A new study by Army War College professors found that not only is lying common in the military, the armed forces themselves may be inadvertently encouraging it.
The study, released Tuesday, was conducted by retired Army officers and current War College professors Leonard Wong and Stephen J. Gerras. They found that untruthfulness is “surprisingly common in the U.S. military even though members of the profession are loath to admit it.”
via Lying in the military is common, Army War College study says – The Washington Post.
Contra the lede from the Post, the study isn’t so much an indictment of integrity in the service (though it is that to some degree) but rather a condemnation of the demands placed upon members to complete far more tasks than they have time for.
Every large organization needs some considerable degree of reporting from its lower echelons to inform its decision making.
But today, especially in the renewed “zero defect” environment of the services, there is such a demand from administrivia from subordinates that, again, we see the process becoming the product.

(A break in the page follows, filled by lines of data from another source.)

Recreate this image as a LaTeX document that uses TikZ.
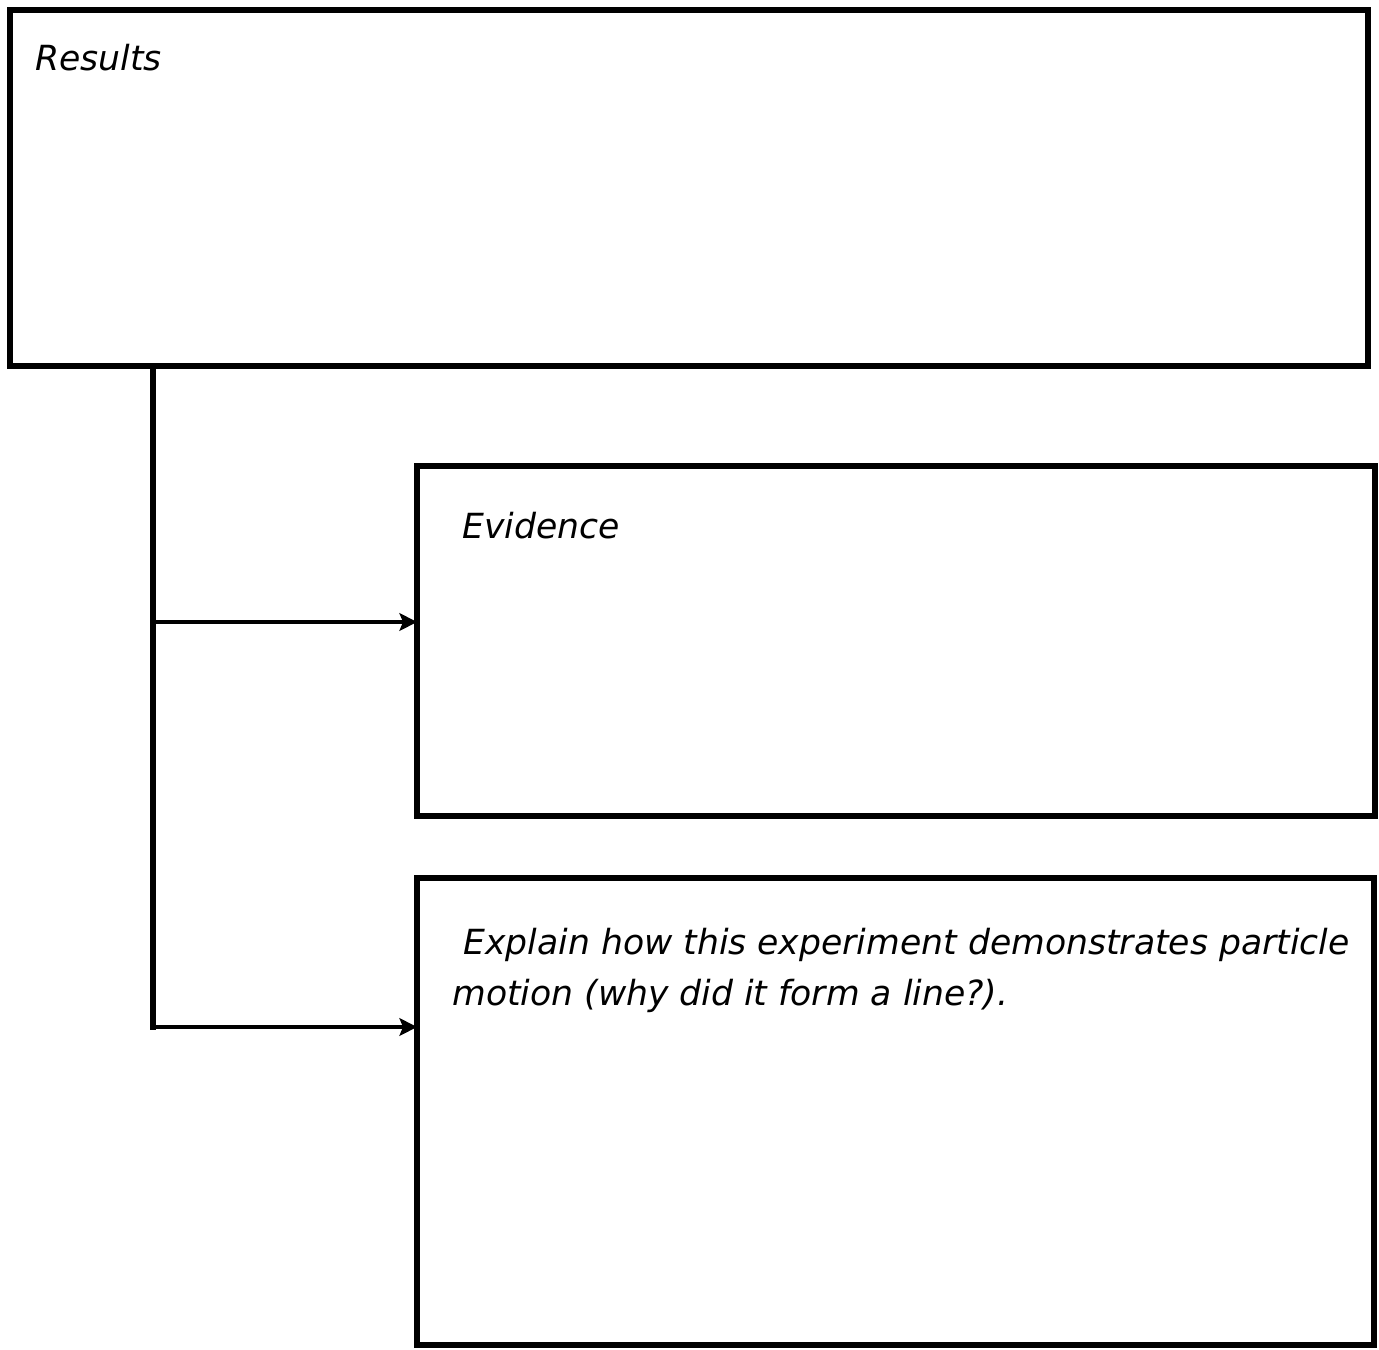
\documentclass[tikz,border=0pt]{standalone}
\usepackage{fontspec}
\setmainfont{DejaVu Sans}
\usetikzlibrary{arrows.meta}

\tikzset{
	box/.style={draw, line width=3pt, inner sep=0pt, outer sep=0pt},
	boxtext/.style={anchor=base west, inner sep=0pt, font=\fontsize{19.7}{28.5}\selectfont\itshape},
	branch/.style={line width=2.4pt, -{Stealth[length=10pt,width=10pt,inset=2pt]}}
}

\begin{document}
\begin{tikzpicture}[x=0.02cm, y=-0.02cm]
		
		% Khung trang
		\useasboundingbox (0,0) rectangle (1379,1349);
		
		% Cac khung
		\node[box, minimum width=27.16cm, minimum height=7.12cm] (results) at (689,188) {};
		\node[box, minimum width=19.16cm, minimum height=7.0cm] (evidence) at (896,641) {};
		\node[box, minimum width=19.14cm, minimum height=9.34cm] (explain) at (895.5,1111.5) {};
		
		% Nhan cac khung
		\node[boxtext] (resultslbl) at (35,70) {Results};
		\node[boxtext] (evidencelbl) at (462,538) {Evidence};
		\node[boxtext, align=left] (explainlbl) at (452,1005)
			{\ Explain how this experiment demonstrates particle\\motion (why did it form a line?).};
		
		% Duong noi
		\coordinate (trunkend) at (153,1030);
		\coordinate (b1) at (153,622);
		\coordinate (b2) at (153,1027);
		\draw[line width=3pt] (results.south -| trunkend) -- (trunkend);
		\draw[branch] (b1) -- (b1 -| evidence.west);
		\draw[branch] (b2) -- (b2 -| explain.west);
		
\end{tikzpicture}
\end{document}
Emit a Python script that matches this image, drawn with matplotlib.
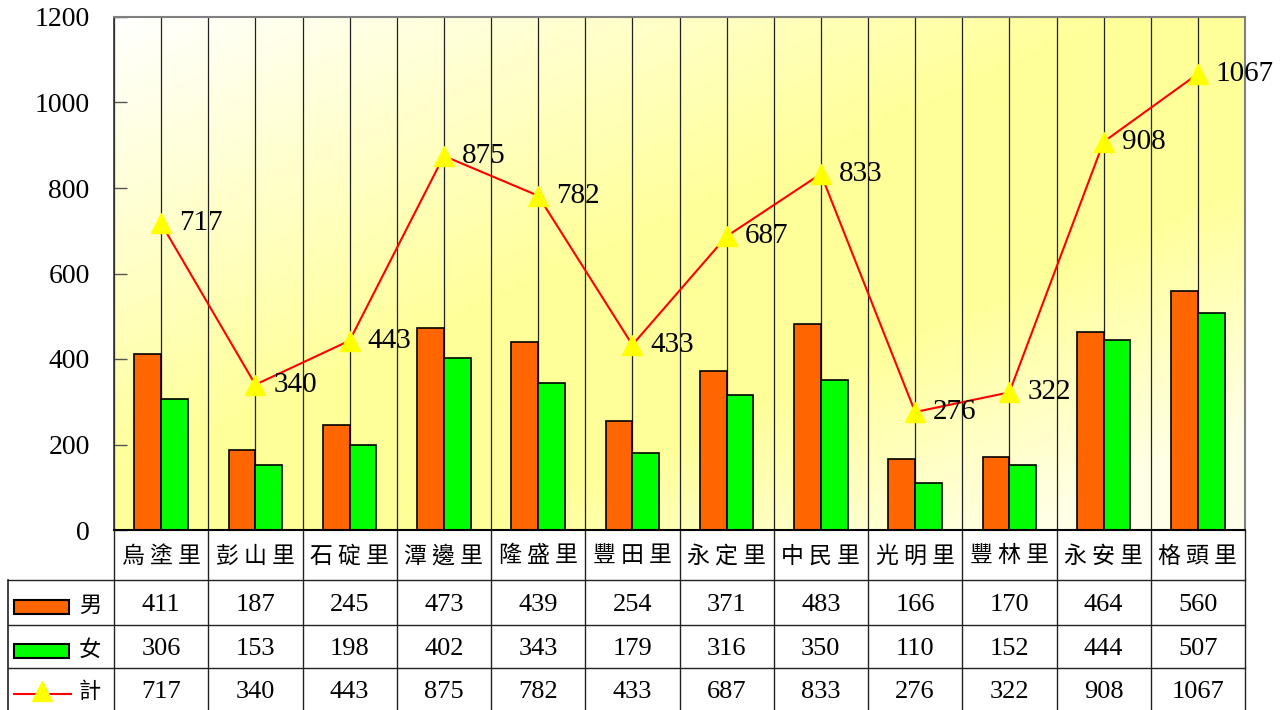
import numpy as np
import matplotlib
matplotlib.use('Agg')
import matplotlib.pyplot as plt
import matplotlib.transforms as mtransforms
from matplotlib.lines import Line2D
from matplotlib.patches import Rectangle

plt.rcParams['font.family'] = ['Liberation Serif', 'Noto Sans CJK TC', 'DejaVu Sans']

# data
villages = ['烏塗里', '彭山里', '石碇里', '潭邊里', '隆盛里', '豐田里',
            '永定里', '中民里', '光明里', '豐林里', '永安里', '格頭里']
male = [411, 187, 245, 473, 439, 254, 371, 483, 166, 170, 464, 560]
female = [306, 153, 198, 402, 343, 179, 316, 350, 110, 152, 444, 507]
total = [717, 340, 443, 875, 782, 433, 687, 833, 276, 322, 908, 1067]
row_names = ['男', '女', '計']

W, H = 1286, 710
fig = plt.figure(figsize=(W / 100, H / 100), dpi=100)
ax = fig.add_axes([114 / W, 1 - 530 / H, (1245 - 114) / W, (530 - 17) / H])

n = len(villages)
x = np.arange(n)

# background gradient: white top-left, yellow band along the diagonal, paler bottom-right
gx = np.linspace(0, 1, 300)[None, :]
gy = np.linspace(0, 1, 200)[:, None]
d = (gx + gy) / 2
blue = np.interp(d, [0, 0.45, 0.66, 0.9, 1.0], [1.0, 0.6, 0.6, 0.9, 0.92])
img = np.dstack([np.ones_like(blue), np.ones_like(blue), blue])
ax.imshow(img, extent=(-0.5, n - 0.5, 0, 1200), aspect='auto', zorder=0)
ax.set_xlim(-0.5, n - 0.5)
ax.set_ylim(0, 1200)

# vertical grid lines at category centres and boundaries
ax.vlines(x, 0, 1200, color='#222222', lw=0.9, zorder=1)
ax.vlines(np.arange(n + 1) - 0.5, 0, 1200, color='#222222', lw=0.9, zorder=1)

bw = 0.285
ax.bar(x - bw / 2, male, bw, color='#FF6600', edgecolor='black', lw=1.2, zorder=2)
ax.bar(x + bw / 2, female, bw, color='#00FF00', edgecolor='black', lw=1.2, zorder=2)
ax.plot(x, total, color='red', lw=1.5, marker='^', markersize=14,
        markerfacecolor='yellow', markeredgecolor='yellow', zorder=3)
for xi, v in zip(x, total):
    ax.annotate(str(v), (xi, v), xytext=(13, 0), textcoords='offset points',
                ha='left', va='center', fontsize=21, zorder=4)

ax.set_yticks(range(0, 1201, 200))
ax.set_xticks([])
ax.tick_params(axis='y', direction='in', length=9, width=1, color='#555555',
               labelsize=20, pad=17.5)
for s in ['top', 'right']:
    ax.spines[s].set_color('#808080')
    ax.spines[s].set_linewidth(1.5)
ax.spines['left'].set_color('#333333')
ax.spines['left'].set_linewidth(1.2)
ax.spines['bottom'].set_color('black')
ax.spines['bottom'].set_linewidth(1.5)

# data table under the plot
tr = mtransforms.blended_transform_factory(ax.transData, fig.transFigure)
fy = lambda py: 1 - py / H
lc = '#222222'

for b in np.arange(n + 1) - 0.5:
    fig.add_artist(Line2D([b, b], [fy(530), fy(710)], transform=tr, color=lc, lw=1))
fig.add_artist(Line2D([8 / W, 8 / W], [fy(580), fy(710)], color=lc, lw=1.2))
for py in [580, 625, 668]:
    fig.add_artist(Line2D([8 / W, 1245 / W], [fy(py), fy(py)], color=lc, lw=1))

for xi, name in zip(x, villages):
    fig.text(xi, fy(556), ' '.join(name), transform=tr, ha='center', va='center',
             fontsize=16.5, family=['Noto Sans CJK TC'])

rows = [male, female, total]
row_y = [605, 649, 692]
for vals, py in zip(rows, row_y):
    for xi, v in zip(x, vals):
        fig.text(xi, fy(py), str(v), transform=tr, ha='center', va='center', fontsize=19)

# legend keys in the table
fig.add_artist(Rectangle((14 / W, fy(614)), 55 / W, 14 / H, facecolor='#FF6600',
                         edgecolor='black', lw=1.5))
fig.add_artist(Rectangle((14 / W, fy(658)), 55 / W, 14 / H, facecolor='#00FF00',
                         edgecolor='black', lw=1.5))
fig.add_artist(Line2D([14 / W, 71 / W], [fy(694), fy(694)], color='red', lw=1.5))
fig.add_artist(Line2D([42 / W], [fy(691)], marker='^', markersize=14,
                      markerfacecolor='yellow', markeredgecolor='yellow'))
for name, py in zip(row_names, row_y):
    fig.text(90 / W, fy(py), name, ha='center', va='center', fontsize=16,
             family=['Noto Sans CJK TC'])

fig.savefig('out.png', dpi=100)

From the comments, an accurate assessment:
It’s a shame the article didn’t bother to mention what the study recognized as a primary cause of less-than-absolute-truthfulness (quote taken directly from the report’s summary):
>Sadly, much of the deception that occurs in the profession of arms is encouraged and sanctioned by the military institution as subordinates are forced to prioritize which requirements will actually be done to standard and which will only be reported as done to standard.
Any of us – military or not – forced to verify a zillion actions — including many which, in all honesty, just don’t matter — would do the same: prioritize our time and efforts on verifying the actions that matter and making sure that the rest are “close enough.”
Fairly read, I don’t think the report (unlike this article) identifies “untruthfulness” as the primary culprit, so much as an environment that requires the impossible of our men and women in uniform.